By your bar, Perl is probably the best language. It isn't (inherently). The best code is something that can meet present and future requirements allowing for the least amount of work to produce / maintain. For a one man shop working in their basement, that could be one huge file with literally every piece of code/data in it, but its unlikely to scale well with a big team of people all constantly making updates. That's where pattens, abstractions, API's, etc.. start to become not just mandatory but essential for optimal productivity.

Comment Re:Views are extremely helpful in such cases (Score 1) 671

"The input screens and/or update ordering may not match the table divisions"
That's where controller layers comes in. Having a naked CRUD UI to direct DB modification may be stupid simple, but it usually means there's no business logic to the application. Sometimes you need direct write access to some tables, but only really naive systems need direct access write to all tables. Use the controller backends / ORM in most languages these days to do the heavy lifting bridging the two.

Eg. ISP
I issue two IP's to the customer and I could code my table:
Customer Name, UID, IP1, IP2
Super simple and will meet my business needs until.. I decide that I need to add a third IP, but only for business customers that pay be more. Now I need a few tables to model the problem. On the UI when I'm editing, I could still model 4 fields when I choose to edit the regular old consumer class customer, but in the middleware, you're adapting the customer records from a few tables to throw on the screen properly.

If you're simply representing data for data entry / raw query speed / egress performance, etc.. you're probably not caring much about the greater system, or you're making it very brittle for any new enhancements.

Comment Re:I work in Dallas, Airline software is cancer. (Score 0) 145

I don't know about Southwest itself, but fare forecasting is basically a white rhino, it doesn't exist. 8 years ago I worked at a fare management company who's job was basically a simpler view of what the fuck the company (and competitors) were doing with the industry, because some airlines didn't even do that much (fire anf forget fare management.

Some business leaders and I (programming) demo'd predictive/trending fares into the product, but it went nowhere because nobody was asking for it, and nobody wanted to pay.

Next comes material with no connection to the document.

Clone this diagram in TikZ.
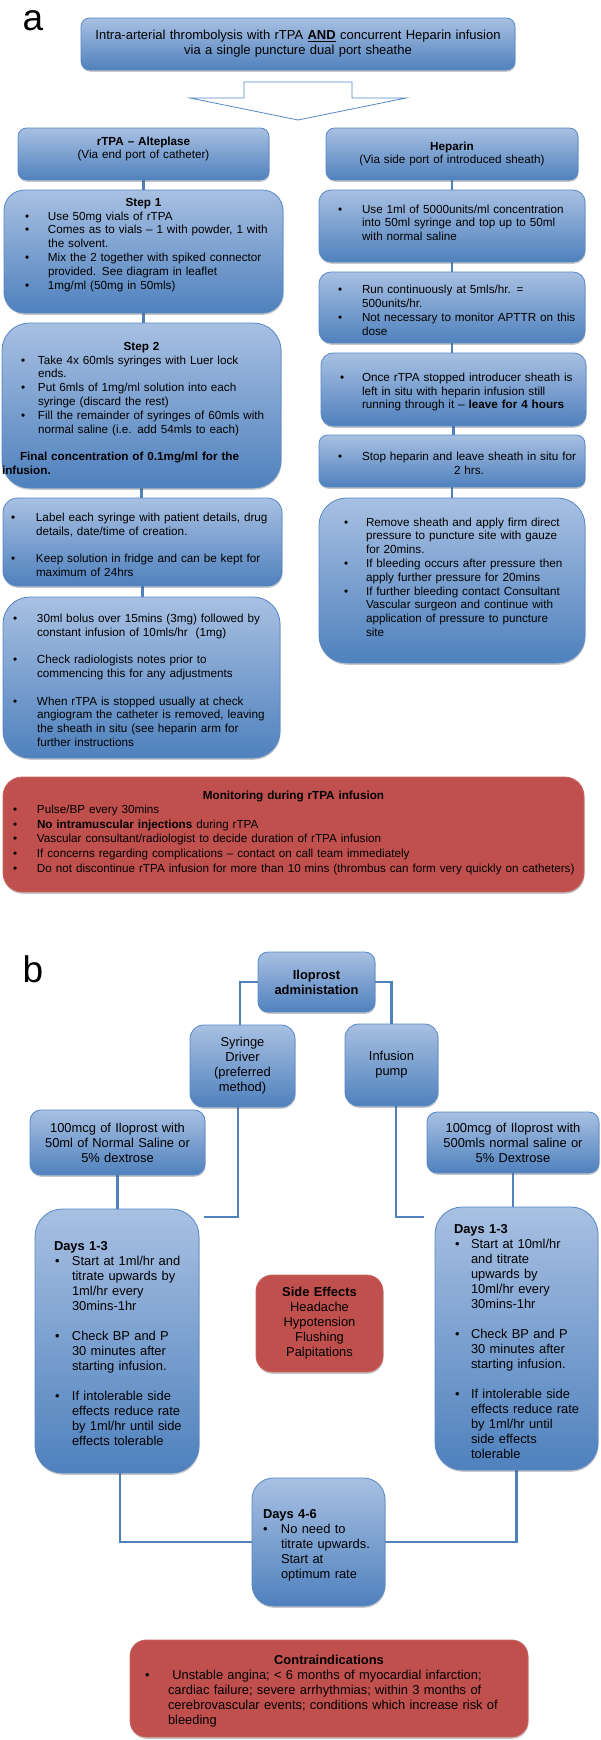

The fare analysts are terrified of computers replacing them, and their managers don't have a fucking clue how much money they're throwing on the ground due to poorly prices fares.. good times. Of course you could also blame our sales/marketing for not seeing the advantage such a tool could bring to table in the market.

Comment Re:Aging? (Score 1) 145

Its monstrously expensive to manage and maintain for one. Its essentially impossible to change, so adding new features also becomes monstrously expensive. I know some companies cut checks for millions per month. Consider that. Any industry run through oligopoly is charging huge premiums for the right. Making a new res system would probably cost upwards of 100mil, and you're not even guaranteed of a successful project in the end.

Comment Blame Craigslist (Score 1) 213

It single handedly killed newspaper journalism with their free unlimited esposure classifieds. That was a revenue cow that tilted papers into the red. Well, that and dead trees are uncool for the new hip environmentally sensitive masses.

Facebook and Google are aren't even veiling their services as journalism. They're simply "small things to read'. There are daily rags here that are given free (with ads of course) which are 4 page 'the world is full of puppies' crap which is just a rebranded slosh of garbage you see shoved down social media.